Begin with the first line of the material and write out each line exactly, ending with the line that contains "(operands) at (364,1451)". Pictures are not part of the copy.

※

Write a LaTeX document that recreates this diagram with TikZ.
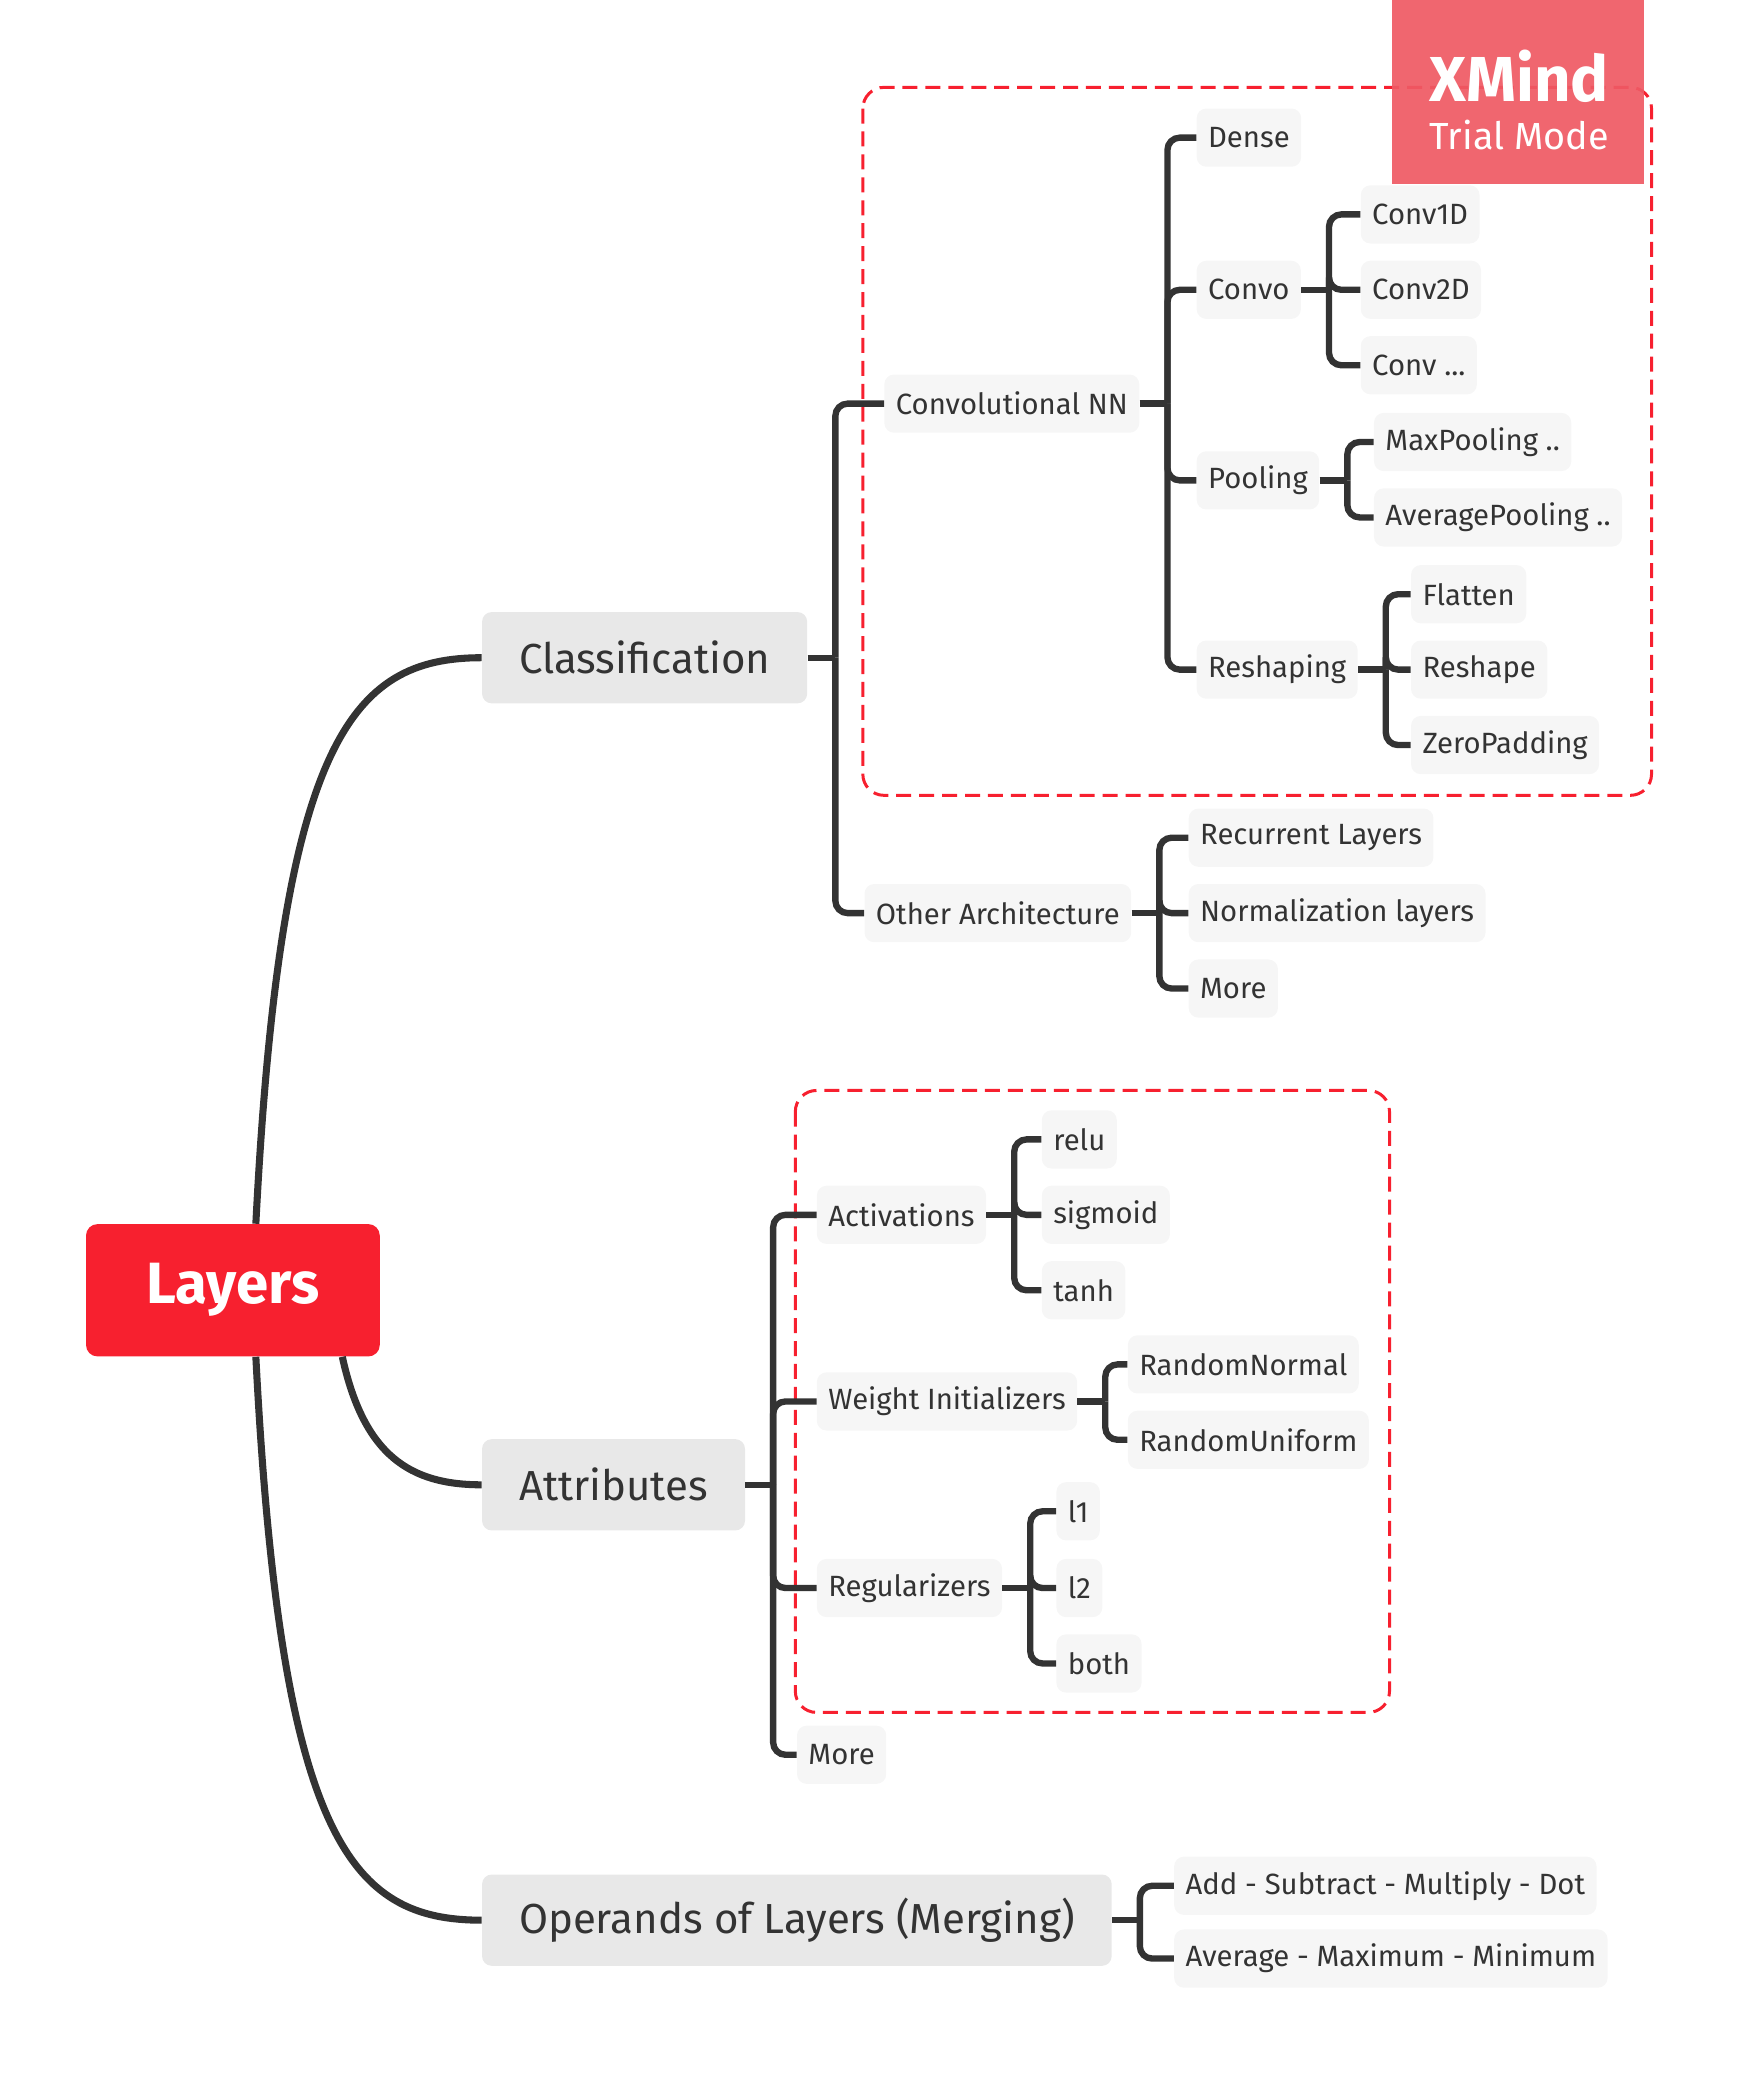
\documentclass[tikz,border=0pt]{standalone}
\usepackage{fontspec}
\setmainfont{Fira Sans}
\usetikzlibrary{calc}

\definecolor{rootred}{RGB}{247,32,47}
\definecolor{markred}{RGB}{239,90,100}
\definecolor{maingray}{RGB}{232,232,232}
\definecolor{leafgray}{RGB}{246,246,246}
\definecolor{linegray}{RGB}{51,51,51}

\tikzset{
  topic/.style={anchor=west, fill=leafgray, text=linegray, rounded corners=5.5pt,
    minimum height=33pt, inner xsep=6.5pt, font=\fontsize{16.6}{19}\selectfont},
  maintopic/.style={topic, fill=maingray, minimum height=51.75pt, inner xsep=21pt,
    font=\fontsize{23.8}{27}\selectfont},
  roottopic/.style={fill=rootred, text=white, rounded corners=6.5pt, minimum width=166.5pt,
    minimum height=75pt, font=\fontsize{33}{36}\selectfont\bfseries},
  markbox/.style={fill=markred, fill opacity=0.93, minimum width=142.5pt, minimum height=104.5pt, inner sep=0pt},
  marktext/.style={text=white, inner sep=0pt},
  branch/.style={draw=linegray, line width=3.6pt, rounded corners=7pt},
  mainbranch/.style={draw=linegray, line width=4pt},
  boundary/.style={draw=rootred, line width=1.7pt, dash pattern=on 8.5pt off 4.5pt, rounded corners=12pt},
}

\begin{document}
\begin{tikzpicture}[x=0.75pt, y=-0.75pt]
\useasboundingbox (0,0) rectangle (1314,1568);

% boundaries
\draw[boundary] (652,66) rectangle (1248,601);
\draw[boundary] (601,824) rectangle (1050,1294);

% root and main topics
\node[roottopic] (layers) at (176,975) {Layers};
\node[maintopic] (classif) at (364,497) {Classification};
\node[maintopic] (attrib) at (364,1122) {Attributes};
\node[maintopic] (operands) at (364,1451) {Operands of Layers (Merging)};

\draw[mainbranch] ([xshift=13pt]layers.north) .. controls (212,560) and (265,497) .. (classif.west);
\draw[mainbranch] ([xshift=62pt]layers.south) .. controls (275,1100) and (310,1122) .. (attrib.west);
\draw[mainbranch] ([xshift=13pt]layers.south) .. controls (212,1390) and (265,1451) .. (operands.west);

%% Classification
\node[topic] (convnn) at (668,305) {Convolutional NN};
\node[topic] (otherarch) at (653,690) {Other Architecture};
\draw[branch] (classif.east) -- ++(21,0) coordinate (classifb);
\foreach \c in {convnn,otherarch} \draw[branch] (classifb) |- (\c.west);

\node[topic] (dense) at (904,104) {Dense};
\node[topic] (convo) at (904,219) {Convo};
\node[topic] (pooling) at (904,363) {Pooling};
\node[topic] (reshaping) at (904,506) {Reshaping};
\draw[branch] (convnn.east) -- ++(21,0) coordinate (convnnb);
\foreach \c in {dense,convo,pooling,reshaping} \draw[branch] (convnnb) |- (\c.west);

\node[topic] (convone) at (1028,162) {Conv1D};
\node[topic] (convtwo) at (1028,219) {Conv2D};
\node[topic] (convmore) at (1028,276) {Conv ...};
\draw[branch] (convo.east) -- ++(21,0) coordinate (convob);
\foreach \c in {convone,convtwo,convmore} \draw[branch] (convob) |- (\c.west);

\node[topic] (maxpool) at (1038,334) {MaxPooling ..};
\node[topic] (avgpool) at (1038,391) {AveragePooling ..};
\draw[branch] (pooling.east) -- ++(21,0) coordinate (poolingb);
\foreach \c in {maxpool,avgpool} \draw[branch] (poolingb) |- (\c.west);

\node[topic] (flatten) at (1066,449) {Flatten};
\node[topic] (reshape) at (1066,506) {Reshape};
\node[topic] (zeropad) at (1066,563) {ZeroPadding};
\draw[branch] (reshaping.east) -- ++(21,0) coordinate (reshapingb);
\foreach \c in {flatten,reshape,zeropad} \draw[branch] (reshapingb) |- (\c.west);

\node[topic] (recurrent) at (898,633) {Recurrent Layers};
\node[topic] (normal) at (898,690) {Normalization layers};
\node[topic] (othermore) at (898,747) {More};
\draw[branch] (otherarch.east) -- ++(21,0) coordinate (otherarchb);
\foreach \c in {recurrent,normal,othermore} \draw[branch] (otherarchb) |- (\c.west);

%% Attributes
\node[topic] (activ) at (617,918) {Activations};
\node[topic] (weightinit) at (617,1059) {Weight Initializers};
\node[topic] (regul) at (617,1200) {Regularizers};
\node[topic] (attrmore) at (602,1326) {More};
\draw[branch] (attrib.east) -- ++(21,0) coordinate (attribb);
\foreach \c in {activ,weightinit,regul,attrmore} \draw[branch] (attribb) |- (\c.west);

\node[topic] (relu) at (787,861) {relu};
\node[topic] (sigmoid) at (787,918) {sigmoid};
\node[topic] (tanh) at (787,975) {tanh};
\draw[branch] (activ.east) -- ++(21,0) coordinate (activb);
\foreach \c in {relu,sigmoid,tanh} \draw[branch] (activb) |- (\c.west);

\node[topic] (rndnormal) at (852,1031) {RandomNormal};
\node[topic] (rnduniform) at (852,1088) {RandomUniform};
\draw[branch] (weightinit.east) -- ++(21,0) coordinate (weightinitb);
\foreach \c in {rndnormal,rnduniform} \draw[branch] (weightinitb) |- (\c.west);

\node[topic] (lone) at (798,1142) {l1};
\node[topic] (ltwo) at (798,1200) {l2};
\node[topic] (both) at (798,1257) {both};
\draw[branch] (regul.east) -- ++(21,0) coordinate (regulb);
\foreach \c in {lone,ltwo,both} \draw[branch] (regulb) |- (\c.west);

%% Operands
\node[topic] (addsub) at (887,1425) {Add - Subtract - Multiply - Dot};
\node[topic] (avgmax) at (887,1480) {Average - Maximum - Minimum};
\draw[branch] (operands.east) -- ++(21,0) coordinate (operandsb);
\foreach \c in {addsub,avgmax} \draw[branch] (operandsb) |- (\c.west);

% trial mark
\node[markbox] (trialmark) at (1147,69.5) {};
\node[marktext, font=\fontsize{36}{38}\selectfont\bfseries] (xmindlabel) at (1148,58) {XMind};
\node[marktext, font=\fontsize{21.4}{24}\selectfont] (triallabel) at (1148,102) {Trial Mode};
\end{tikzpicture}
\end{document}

※

# [In response]
Write a LaTeX document that recreates this diagram with TikZ.
\documentclass[tikz,border=0pt]{standalone}
\usepackage{fontspec}
\setmainfont{Fira Sans}
\usetikzlibrary{calc}

\definecolor{rootred}{RGB}{247,32,47}
\definecolor{markred}{RGB}{239,90,100}
\definecolor{maingray}{RGB}{232,232,232}
\definecolor{leafgray}{RGB}{246,246,246}
\definecolor{linegray}{RGB}{51,51,51}

\tikzset{
  topic/.style={anchor=west, fill=leafgray, text=linegray, rounded corners=5.5pt,
    minimum height=33pt, inner xsep=6.5pt, font=\fontsize{16.6}{19}\selectfont},
  maintopic/.style={topic, fill=maingray, minimum height=51.75pt, inner xsep=21pt,
    font=\fontsize{23.8}{27}\selectfont},
  roottopic/.style={fill=rootred, text=white, rounded corners=6.5pt, minimum width=166.5pt,
    minimum height=75pt, font=\fontsize{33}{36}\selectfont\bfseries},
  markbox/.style={fill=markred, fill opacity=0.93, minimum width=142.5pt, minimum height=104.5pt, inner sep=0pt},
  marktext/.style={text=white, inner sep=0pt},
  branch/.style={draw=linegray, line width=3.6pt, rounded corners=7pt},
  mainbranch/.style={draw=linegray, line width=4pt},
  boundary/.style={draw=rootred, line width=1.7pt, dash pattern=on 8.5pt off 4.5pt, rounded corners=12pt},
}

\begin{document}
\begin{tikzpicture}[x=0.75pt, y=-0.75pt]
\useasboundingbox (0,0) rectangle (1314,1568);

% boundaries
\draw[boundary] (652,66) rectangle (1248,601);
\draw[boundary] (601,824) rectangle (1050,1294);

% root and main topics
\node[roottopic] (layers) at (176,975) {Layers};
\node[maintopic] (classif) at (364,497) {Classification};
\node[maintopic] (attrib) at (364,1122) {Attributes};
\node[maintopic] (operands) at (364,1451) {Operands of Layers (Merging)};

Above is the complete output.